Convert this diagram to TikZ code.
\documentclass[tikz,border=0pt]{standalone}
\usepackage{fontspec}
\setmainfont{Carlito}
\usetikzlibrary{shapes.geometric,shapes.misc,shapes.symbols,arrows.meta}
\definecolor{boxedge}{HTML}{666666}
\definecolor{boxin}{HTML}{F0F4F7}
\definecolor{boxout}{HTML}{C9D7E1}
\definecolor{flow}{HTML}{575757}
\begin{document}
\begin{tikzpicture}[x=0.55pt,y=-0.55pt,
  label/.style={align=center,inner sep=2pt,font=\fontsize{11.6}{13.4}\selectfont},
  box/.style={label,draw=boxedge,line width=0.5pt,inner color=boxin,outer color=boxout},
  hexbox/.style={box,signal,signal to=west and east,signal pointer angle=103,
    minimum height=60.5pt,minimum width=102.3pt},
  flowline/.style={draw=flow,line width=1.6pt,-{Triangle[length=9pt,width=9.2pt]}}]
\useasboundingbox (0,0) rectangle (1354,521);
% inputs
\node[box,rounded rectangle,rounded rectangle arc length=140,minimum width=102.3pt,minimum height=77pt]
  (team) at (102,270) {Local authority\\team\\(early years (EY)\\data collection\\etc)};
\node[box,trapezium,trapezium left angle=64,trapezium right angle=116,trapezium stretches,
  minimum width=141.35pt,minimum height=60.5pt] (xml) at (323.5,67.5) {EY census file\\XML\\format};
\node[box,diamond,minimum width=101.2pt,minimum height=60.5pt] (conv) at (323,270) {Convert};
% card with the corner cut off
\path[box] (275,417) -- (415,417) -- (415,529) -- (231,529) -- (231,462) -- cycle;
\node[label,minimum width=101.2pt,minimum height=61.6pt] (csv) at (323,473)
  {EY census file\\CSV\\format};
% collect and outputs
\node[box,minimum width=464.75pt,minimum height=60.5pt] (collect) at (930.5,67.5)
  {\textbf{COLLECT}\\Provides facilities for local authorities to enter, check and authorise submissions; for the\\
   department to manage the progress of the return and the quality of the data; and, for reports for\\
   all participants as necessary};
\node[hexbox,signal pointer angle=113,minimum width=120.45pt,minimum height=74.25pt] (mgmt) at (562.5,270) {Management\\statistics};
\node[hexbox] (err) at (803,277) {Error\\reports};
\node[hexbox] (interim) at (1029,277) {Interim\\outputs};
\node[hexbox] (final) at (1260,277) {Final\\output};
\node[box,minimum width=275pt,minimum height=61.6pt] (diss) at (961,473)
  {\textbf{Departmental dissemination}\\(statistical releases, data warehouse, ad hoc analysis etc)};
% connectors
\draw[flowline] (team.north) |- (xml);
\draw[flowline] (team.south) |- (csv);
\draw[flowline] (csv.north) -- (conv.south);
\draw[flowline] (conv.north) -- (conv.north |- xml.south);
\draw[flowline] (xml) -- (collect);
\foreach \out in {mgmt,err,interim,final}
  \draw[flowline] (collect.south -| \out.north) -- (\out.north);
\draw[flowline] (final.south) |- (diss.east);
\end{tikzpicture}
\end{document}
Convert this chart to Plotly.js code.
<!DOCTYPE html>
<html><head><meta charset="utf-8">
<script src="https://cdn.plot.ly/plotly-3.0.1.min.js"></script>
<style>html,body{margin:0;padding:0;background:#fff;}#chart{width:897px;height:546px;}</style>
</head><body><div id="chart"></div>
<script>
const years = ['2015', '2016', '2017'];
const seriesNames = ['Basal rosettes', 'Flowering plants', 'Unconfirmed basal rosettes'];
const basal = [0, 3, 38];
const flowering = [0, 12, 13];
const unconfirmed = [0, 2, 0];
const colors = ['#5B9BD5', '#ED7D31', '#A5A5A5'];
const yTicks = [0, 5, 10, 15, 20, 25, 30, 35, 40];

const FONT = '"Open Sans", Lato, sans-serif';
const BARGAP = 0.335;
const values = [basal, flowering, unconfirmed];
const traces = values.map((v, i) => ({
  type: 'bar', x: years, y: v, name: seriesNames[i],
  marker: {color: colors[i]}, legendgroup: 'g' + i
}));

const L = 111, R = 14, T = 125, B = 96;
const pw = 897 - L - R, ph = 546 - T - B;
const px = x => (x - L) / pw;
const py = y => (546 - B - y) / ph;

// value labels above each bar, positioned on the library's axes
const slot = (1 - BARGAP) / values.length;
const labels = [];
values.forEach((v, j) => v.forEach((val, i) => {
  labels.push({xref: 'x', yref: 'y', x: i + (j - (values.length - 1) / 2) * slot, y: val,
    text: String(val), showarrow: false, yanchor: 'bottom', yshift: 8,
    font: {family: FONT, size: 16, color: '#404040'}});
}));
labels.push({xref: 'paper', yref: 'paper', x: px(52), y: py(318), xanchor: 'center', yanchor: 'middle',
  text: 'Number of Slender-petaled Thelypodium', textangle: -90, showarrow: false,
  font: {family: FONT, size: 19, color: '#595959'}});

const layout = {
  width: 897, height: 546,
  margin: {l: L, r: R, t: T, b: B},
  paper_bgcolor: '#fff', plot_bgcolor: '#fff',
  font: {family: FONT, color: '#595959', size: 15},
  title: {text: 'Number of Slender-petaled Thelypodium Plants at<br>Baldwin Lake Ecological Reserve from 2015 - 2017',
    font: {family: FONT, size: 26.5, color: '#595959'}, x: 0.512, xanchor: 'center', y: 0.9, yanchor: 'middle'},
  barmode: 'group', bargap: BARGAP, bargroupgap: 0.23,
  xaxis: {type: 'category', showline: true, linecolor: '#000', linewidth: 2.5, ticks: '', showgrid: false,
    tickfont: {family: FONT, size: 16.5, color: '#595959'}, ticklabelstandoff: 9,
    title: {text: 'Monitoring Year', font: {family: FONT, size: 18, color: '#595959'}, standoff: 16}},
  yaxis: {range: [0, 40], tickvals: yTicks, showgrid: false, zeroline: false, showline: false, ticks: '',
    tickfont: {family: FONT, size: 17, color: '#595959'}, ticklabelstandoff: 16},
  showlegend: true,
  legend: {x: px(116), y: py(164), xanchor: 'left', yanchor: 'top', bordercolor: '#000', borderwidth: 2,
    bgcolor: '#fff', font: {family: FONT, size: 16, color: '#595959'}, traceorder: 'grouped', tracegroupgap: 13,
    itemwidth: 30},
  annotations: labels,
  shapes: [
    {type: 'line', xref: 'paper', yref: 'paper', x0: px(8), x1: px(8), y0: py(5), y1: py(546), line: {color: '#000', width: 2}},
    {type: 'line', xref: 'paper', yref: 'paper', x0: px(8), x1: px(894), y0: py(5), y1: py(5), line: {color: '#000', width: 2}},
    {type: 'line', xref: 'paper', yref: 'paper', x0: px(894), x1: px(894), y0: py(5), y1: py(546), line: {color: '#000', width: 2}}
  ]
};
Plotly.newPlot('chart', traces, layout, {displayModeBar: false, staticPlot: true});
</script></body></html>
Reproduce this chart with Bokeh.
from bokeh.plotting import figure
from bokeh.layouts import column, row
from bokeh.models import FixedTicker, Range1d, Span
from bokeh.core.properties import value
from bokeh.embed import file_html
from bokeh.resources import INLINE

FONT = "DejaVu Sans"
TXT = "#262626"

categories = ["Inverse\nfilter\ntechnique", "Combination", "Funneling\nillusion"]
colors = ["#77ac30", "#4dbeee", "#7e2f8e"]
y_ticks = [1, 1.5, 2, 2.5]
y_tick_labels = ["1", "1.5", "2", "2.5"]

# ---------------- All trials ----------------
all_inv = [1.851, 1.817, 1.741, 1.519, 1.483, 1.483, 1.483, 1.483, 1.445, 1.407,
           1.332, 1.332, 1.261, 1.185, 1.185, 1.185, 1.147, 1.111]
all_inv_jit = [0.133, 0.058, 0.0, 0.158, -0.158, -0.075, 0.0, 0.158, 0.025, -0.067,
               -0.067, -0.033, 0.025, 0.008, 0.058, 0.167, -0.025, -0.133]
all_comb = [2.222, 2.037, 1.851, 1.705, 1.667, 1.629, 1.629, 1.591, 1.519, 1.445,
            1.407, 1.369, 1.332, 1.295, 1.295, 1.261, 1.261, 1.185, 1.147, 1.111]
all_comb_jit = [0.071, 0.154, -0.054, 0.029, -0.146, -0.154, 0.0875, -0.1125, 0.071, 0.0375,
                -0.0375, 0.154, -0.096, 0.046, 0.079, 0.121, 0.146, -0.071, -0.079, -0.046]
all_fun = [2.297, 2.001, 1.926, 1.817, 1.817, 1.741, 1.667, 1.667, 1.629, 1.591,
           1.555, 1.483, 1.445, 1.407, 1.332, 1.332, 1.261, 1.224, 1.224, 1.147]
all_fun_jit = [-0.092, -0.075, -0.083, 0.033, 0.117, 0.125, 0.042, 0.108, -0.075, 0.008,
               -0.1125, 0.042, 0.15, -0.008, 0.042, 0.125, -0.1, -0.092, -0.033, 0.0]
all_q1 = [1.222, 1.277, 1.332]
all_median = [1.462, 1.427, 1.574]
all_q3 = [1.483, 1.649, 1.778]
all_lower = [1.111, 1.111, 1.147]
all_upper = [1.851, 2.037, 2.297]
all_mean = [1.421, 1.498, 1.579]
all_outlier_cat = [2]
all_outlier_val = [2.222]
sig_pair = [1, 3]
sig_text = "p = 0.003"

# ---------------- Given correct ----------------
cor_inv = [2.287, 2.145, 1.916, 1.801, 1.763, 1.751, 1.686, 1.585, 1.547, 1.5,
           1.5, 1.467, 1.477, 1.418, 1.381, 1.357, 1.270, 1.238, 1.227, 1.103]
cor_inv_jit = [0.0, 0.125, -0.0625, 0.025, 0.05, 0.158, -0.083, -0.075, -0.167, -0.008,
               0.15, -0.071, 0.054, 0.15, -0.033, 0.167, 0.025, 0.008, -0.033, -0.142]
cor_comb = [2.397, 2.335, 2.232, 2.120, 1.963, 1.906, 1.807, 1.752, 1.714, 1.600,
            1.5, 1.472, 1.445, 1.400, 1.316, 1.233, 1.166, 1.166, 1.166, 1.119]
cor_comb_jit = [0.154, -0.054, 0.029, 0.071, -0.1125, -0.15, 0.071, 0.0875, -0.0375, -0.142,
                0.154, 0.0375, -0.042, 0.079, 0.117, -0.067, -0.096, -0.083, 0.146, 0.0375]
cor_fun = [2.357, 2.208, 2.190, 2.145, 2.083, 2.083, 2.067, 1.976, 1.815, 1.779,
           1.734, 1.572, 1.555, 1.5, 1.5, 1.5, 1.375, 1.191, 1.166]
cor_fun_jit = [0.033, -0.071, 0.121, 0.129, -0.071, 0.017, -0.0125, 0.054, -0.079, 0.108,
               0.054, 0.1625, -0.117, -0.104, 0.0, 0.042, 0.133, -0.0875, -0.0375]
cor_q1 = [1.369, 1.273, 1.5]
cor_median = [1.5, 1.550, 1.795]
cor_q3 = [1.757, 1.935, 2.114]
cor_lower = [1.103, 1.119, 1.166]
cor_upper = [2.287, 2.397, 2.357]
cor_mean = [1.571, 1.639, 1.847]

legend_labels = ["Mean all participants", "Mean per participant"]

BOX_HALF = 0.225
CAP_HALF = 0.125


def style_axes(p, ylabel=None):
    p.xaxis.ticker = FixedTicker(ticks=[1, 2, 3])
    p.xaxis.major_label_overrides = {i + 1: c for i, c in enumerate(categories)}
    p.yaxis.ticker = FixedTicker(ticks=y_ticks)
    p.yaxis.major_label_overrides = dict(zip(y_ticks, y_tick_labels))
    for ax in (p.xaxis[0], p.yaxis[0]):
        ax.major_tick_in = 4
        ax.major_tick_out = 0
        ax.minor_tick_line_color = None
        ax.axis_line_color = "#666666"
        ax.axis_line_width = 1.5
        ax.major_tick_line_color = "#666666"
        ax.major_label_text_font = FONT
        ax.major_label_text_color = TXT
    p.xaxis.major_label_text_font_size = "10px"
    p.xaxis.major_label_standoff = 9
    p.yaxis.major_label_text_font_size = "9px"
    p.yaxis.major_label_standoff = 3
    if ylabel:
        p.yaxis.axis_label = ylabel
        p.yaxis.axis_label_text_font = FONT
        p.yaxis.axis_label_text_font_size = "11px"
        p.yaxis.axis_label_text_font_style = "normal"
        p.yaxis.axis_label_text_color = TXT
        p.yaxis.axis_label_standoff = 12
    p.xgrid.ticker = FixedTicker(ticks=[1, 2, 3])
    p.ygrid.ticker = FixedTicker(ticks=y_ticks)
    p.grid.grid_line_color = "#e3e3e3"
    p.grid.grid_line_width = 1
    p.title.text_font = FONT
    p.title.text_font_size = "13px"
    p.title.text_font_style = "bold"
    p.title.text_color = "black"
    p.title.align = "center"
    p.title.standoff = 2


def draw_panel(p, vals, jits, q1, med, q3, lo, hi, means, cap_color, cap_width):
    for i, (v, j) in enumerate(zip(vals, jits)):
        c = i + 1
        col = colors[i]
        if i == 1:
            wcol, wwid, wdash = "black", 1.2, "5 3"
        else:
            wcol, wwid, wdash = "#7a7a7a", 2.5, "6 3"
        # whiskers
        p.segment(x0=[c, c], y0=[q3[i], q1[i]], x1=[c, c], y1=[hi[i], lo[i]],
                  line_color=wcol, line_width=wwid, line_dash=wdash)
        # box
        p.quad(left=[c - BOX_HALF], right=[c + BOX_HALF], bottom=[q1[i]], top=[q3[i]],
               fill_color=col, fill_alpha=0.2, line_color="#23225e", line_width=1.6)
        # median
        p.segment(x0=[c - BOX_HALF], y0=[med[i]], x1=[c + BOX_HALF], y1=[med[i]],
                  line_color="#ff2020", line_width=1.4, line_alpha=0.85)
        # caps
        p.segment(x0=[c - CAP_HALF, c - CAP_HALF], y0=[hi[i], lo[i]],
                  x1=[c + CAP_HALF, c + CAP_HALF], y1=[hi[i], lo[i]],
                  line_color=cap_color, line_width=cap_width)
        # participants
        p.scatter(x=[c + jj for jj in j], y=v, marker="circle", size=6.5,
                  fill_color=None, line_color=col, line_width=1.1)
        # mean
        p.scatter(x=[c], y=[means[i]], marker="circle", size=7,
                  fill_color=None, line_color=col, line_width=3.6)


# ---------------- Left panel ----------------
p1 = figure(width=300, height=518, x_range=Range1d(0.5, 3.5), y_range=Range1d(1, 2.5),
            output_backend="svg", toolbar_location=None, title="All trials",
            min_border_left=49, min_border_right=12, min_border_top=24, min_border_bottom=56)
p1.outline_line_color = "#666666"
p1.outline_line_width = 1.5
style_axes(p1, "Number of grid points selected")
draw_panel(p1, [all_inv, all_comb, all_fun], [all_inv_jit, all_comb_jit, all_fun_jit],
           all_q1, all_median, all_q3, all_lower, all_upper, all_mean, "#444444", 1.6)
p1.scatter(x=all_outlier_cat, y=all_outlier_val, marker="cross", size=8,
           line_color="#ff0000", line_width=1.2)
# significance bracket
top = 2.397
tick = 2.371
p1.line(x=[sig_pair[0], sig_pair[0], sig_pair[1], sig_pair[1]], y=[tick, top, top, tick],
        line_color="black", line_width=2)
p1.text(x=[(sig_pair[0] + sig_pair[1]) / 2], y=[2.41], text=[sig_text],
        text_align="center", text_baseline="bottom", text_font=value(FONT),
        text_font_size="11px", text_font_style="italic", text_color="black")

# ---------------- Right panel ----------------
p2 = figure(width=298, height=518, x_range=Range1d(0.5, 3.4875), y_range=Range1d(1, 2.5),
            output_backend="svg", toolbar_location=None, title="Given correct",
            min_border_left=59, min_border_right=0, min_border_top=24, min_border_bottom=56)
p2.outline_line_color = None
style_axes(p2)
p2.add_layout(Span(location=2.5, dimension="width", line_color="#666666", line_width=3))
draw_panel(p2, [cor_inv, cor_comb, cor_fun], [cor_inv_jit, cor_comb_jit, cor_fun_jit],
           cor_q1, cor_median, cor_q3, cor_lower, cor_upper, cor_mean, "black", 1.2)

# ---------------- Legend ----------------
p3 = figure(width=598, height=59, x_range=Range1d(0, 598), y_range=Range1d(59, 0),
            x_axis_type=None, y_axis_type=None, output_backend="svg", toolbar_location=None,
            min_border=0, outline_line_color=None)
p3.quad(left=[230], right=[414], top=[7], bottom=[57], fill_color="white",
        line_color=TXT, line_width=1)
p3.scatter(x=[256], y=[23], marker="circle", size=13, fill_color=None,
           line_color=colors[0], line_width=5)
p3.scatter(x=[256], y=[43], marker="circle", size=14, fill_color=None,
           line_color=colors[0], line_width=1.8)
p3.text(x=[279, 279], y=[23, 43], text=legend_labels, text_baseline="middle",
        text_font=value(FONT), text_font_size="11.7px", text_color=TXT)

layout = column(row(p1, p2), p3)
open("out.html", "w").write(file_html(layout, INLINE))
⁂
» Task description: Find the word "code" and list each line it appears in.

» Solution for this task:
Convert this diagram to TikZ code.
Convert this chart to Plotly.js code.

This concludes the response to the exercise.